I feel the pang-like static wherever our bodies touch, and even where they don’t, the smell of him spreading heat down my spine and between my legs. His muscles bulge against my newly enlarged curves.
I can tell he likes how I’ve grown, bigger and stronger, my own muscles melding to his as he pins me down on the floor, biting my neck again.
I can feel his desire, and he can feel mine, desire reflected back infinitely between the two of us like opposite mirrors. We are one and the same, united in an eternal attraction that knows no limits.
I run my fingers over the mark I gave him as our legs intertwine, sliding against each other.

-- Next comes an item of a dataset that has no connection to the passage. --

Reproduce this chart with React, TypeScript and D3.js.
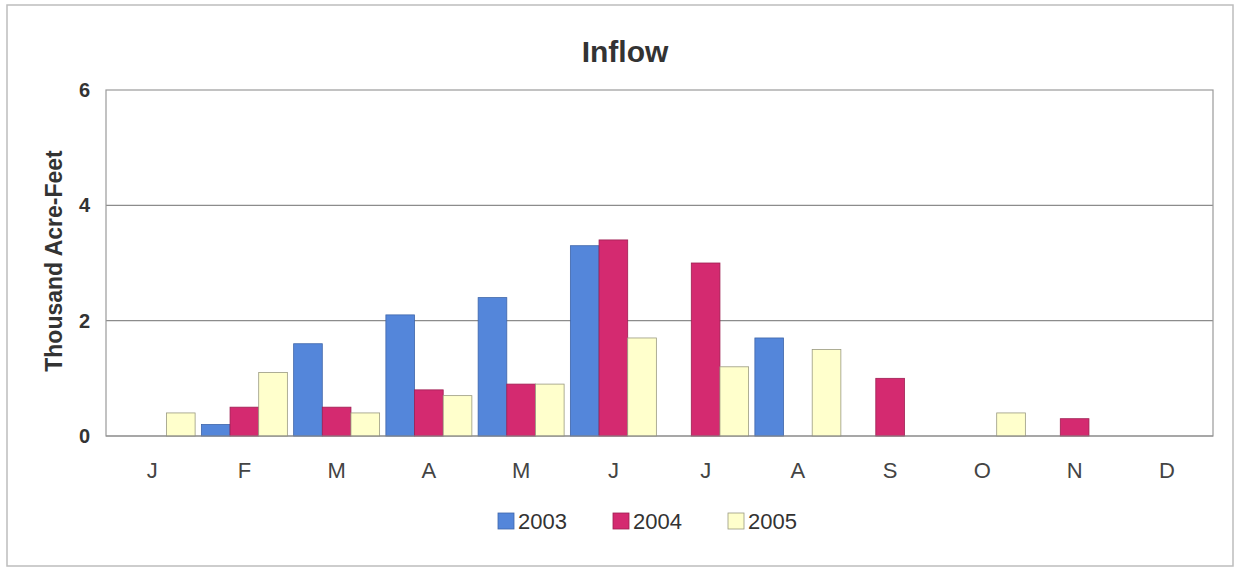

I’m wet and breathing hard, and I’m going to need another shower.
He’s crackling with lust as he finally thrusts into me, unable to hold back.
He’s wild and uncontrollable, and we bite and thrash on the floor. I roll on top, my body displayed for him in all its muscular glory as I claw his chiseled chest, my lycan still raging for him.
My hair is wild, sticking to my back. His golden eyes flash. We’re both roaring with wild abandon.
He pins me down again, and I rub up against him, trying to give as much skin contact as possible, like I want to merge with him, fuse our skin with searing love.
Both of us are gasping and moaning, and the current flows through us, ripples of pleasure, then waves crashing over us.
The sun is blazing in the sky by the time we’re in bed. I’m exhausted.
But I can feel Gideon watching me as I start to fall asleep.
I watch Layla as her breathing slows. I can’t sleep; there’s too much on my mind right now.
I thought killing that snake would help, that it would be an outlet for my lycan, but my lycan is not having any of it right now.
It still rages with jealousy over that scumbag triton Marcus, burning with anger at Helen, as if killing her hadn’t been enough. It still berates me for failing to protect my mate.
I’m watching her power grow by the day. Soon, she will be a very powerful lycan.
For the moment I can still keep my mind to myself, at least for the most part. I can feel her every feeling.
I’d been searching for my mate for so long that I never stopped to think about what it would be like to actually have one.
She’s there, always, and my attention is always on her.
My emotions, so long buried, now rise so easily to the surface, like bubbles in boiling water.
For the first time ever, I feel completely out of control.
A solitary creature for so many years, in my way, I’m experiencing as much of a transition as she is.
My business is no longer just mine.
My life is no longer just mine.
In the best possible way, she has invaded my mind.
I’m watching her sleep, and my mind is filled with nothing but her. Her smell, flashes of her dreams appearing in my mind as I think about how to protect her—how to give her everything she wants.
And how I once failed to protect her because of my own questionable past. How do I keep it from surfacing? Only time will tell whether I can.